DISCREPANCY MEASURES OF ROLE PERCEPTIONS AS SURROGATE MEASURES OF OCCUPATIONAL ROLE STRESS: A THEORETICAL AND CONCEPTUAL ISSUE
STRAMLER, CARLLA SUE
Doctor of Philosophy
Discrepancy or difference measures of job-related role perceptions have long been employed as environmentally-based surrogate measures of occupational role stress (i.e., subjective role conflict and role ambiguity). The validity of these differences measures as alternate indices of role stess, however, has only been assumed. The present research attempted to address this deficiency. Employees (N = 297) of a large public service agency responded to questionnaires concerning role-related activities in their jobs as either caseworkers or clerks, and concerning job-related affective and behavioral states, such as job satisfaction, involvement, and performance. Four competing theoretical models which examined the relationships between discrepancy measures and the affective and behavioral measures were tested. These models were derived for current theoretical and empirical findings.
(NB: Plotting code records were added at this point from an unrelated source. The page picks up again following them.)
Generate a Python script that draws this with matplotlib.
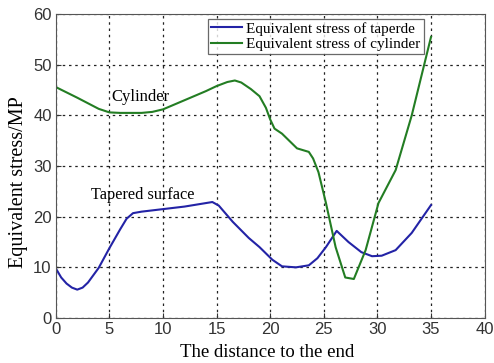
import numpy as np
import matplotlib
matplotlib.use("Agg")
import matplotlib.pyplot as plt

# Equivalent stress of the tapered surface
x_taper = [0, 0.5, 1, 1.5, 2, 2.5, 3, 4, 5, 6, 6.6, 7.2, 8, 10, 12, 14.6, 15.2, 16.5, 18, 19, 20.2, 21.1, 22.4,
           23.6, 24.4, 25.2, 26.2, 27.3, 28.5, 29.5, 30.4, 31.7, 33.2, 35]
y_taper = [9.8, 8.0, 6.8, 6.0, 5.6, 6.0, 7.0, 9.9, 13.8, 17.5, 19.6, 20.7, 21.0, 21.5, 22.0, 22.9, 22.2, 19.0, 15.8,
           14.0, 11.5, 10.2, 10.0, 10.4, 11.8, 14.0, 17.2, 15.0, 13.0, 12.2, 12.3, 13.4, 16.8, 22.3]

# Equivalent stress of the cylinder
x_cyl = [0, 2, 4, 5, 6, 7, 8, 9, 10, 12, 14, 15, 16, 16.7, 17.3, 18.2, 19, 19.6, 20.0, 20.4, 21.1, 22.5, 23.6, 24.0,
         24.5, 25.2, 26.1, 27.0, 27.8, 28.9, 30.1, 31.7, 33.2, 35]
y_cyl = [45.6, 43.5, 41.3, 40.6, 40.5, 40.5, 40.5, 40.7, 41.2, 43.0, 44.8, 45.8, 46.6, 46.9, 46.5, 45.2, 43.8,
         41.5, 39.2, 37.4, 36.4, 33.5, 32.8, 31.5, 28.8, 22.7, 14.0, 8.0, 7.7, 13.4, 22.7, 29.2, 40.0, 55.5]

fig = plt.figure(figsize=(4.94, 3.63), dpi=100)
ax = fig.add_axes([0.113, 0.124, 0.868, 0.837])

ax.plot(x_taper, y_taper, color="#2323a6", lw=1.5, label="Equivalent stress of taperde")
ax.plot(x_cyl, y_cyl, color="#237d23", lw=1.5, label="Equivalent stress of cylinder")

ax.set_xlim(0, 40)
ax.set_ylim(0, 60)
ax.set_xticks(np.arange(0, 41, 5))
ax.set_yticks(np.arange(0, 61, 10))
ax.grid(True, linestyle=(0, (2, 3)), color="#222222", lw=0.9)
ax.tick_params(direction="in", labelsize=12, colors="#333333", labelcolor="#333333", pad=3)
for s in ax.spines.values():
    s.set_color("#555555")
for t in ax.get_xticklabels() + ax.get_yticklabels():
    t.set_family("Liberation Sans")

ax.set_xlabel("The distance to the end", family="Liberation Serif", fontsize=13.5)
ax.xaxis.set_label_coords(0.493, -0.085)
ax.set_ylabel("Equivalent stress/MP", family="Liberation Serif", fontsize=14.5)
ax.yaxis.set_label_coords(-0.066, 0.446)

ax.text(7.9, 43.6, "Cylinder", family="Liberation Serif", fontsize=12, ha="center", va="center")
ax.text(8.1, 24.3, "Tapered surface", family="Liberation Serif", fontsize=11.7, ha="center", va="center")

leg = ax.legend(loc="upper right", bbox_to_anchor=(0.858, 0.985), prop={"family": "Liberation Serif", "size": 11},
                frameon=True, fancybox=False, borderpad=0.2, labelspacing=0.1, handlelength=2.0,
                handletextpad=0.3, borderaxespad=0)
leg.get_frame().set_edgecolor("#444444")
leg.get_frame().set_linewidth(0.9)

fig.savefig("out.png", dpi=100)
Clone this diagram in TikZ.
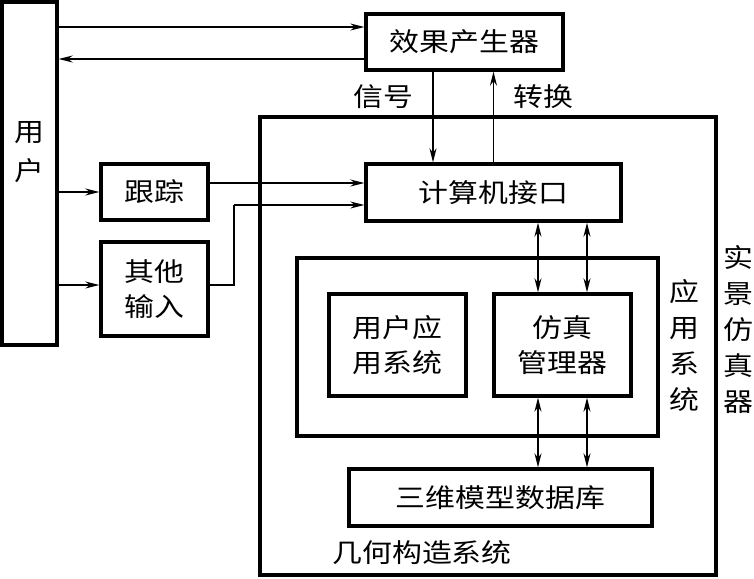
\documentclass[tikz,border=0pt]{standalone}
\usepackage{fontspec}
\setmainfont[FakeStretch=1.15]{Noto Sans CJK SC}
\usetikzlibrary{arrows.meta}
\begin{document}
\begin{tikzpicture}[x=1pt,y=-1pt,
  box/.style={draw,line width=3.4pt,rectangle,inner sep=0pt,font=\fontsize{26}{35}\selectfont,align=center},
  lbl/.style={inner sep=0pt,font=\fontsize{26}{36}\selectfont,align=center},
  arr/.style={line width=1.5pt,-{Stealth[length=14pt,width=7pt,inset=4.5pt]}},
  darr/.style={line width=1.5pt,{Stealth[length=14pt,width=7pt,inset=4.5pt]}-{Stealth[length=14pt,width=7pt,inset=4.5pt]}},
  ln/.style={line width=1.5pt}]
\useasboundingbox (0,0) rectangle (754,578);
\node[box,minimum width=55pt,minimum height=343pt] (user) at (29.5,173.5) {};
\node[lbl,font=\fontsize{26}{39}\selectfont] (userlbl) at (29,152) {用\\户};
\node[box,minimum width=197pt,minimum height=56pt] (effect) at (464.5,42) {效果产生器};
\node[box,minimum width=107pt,minimum height=56pt] (track) at (154.5,192) {跟踪};
\node[box,minimum width=107pt,minimum height=94pt] (other) at (154.5,289) {其他\\输入};
\node[box,minimum width=456pt,minimum height=458pt] (outer) at (488,346) {};
\node[box,minimum width=255pt,minimum height=57pt] (iface) at (493.5,192.5) {计算机接口};
\node[box,minimum width=361pt,minimum height=178pt] (app) at (477.5,347) {};
\node[box,minimum width=137pt,minimum height=102pt] (userapp) at (397.5,345) {用户应\\用系统};
\node[box,minimum width=137pt,minimum height=102pt] (sim) at (562.5,345) {仿真\\管理器};
\node[box,minimum width=303pt,minimum height=57pt] (db) at (500.5,497.5) {三维模型数据库};
\node[lbl] (sig) at (383,97) {信号};
\node[lbl] (conv) at (543,97) {转换};
\node[lbl] (applbl) at (684,345) {应\\用\\系\\统};
\node[lbl] (outlbl) at (738,330) {实\\景\\仿\\真\\器};
\node[lbl] (geo) at (422,553) {几何构造系统};
% user <-> effect
\coordinate (e1) at ([yshift=15pt]effect.west);
\coordinate (e2) at ([yshift=-17pt]effect.west);
\draw[arr] (user.east |- e1) -- (e1);
\draw[arr] (e2) -- (user.east |- e2);
% user -> track / other
\draw[arr] (user.east |- track.west) -- (track.west);
\coordinate (o1) at ([yshift=4pt]other.west);
\draw[arr] (user.east |- o1) -- (o1);
% track/other -> iface
\coordinate (i1) at ([yshift=9.5pt]iface.west);
\coordinate (i2) at ([yshift=-12.5pt]iface.west);
\draw[arr] (track.east |- i1) -- (i1);
\coordinate (o2) at ([yshift=4pt]other.east);
\coordinate (bend) at (234,285);
\draw[ln] (o2) -- (bend |- o2) -- (bend |- i2);
\draw[arr] (bend |- i2) -- (i2);
% effect <-> iface
\coordinate (s1) at ([xshift=-31.5pt]effect.south);
\draw[arr] (s1) -- (s1 |- iface.north);
\draw[arr] (iface.north) -- (iface.north |- effect.south);
% double arrows
\coordinate (d1) at ([xshift=-24.5pt]sim.north);
\coordinate (d2) at ([xshift=24.5pt]sim.north);
\coordinate (d3) at ([xshift=-24.5pt]sim.south);
\coordinate (d4) at ([xshift=24.5pt]sim.south);
\draw[darr] (d1 |- iface.south) -- (d1);
\draw[darr] (d2 |- iface.south) -- (d2);
\draw[darr] (d3) -- (d3 |- db.north);
\draw[darr] (d4) -- (d4 |- db.north);
\end{tikzpicture}
\end{document}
The following conclusions can be drawn from the results of this research: (1) Discrepancy measures of role perceptions were not related to subjective measures of role stress. (2) Discrepancy scores played a relatively minor role in theory; most of their variability was determined by factors outside the models. (3) Subjective measures of role stress made a fairly substantial contribution to theory as a mediator between organizationally-relevant antecedent and outcome variables. (4) Some group differences were indicated which suggests that discrepancy measures of role perceptions may have been more valid in the clerical sample. Although the continued use of discrepancy measures as surrogates of role stress cannot be recommended, further research is needed to clarify possible occupational differences in the utility of discrepancy scores. The potential use of discrepancy measures of role perceptions as a tool to improve supervisor-subordinate communications was suggested.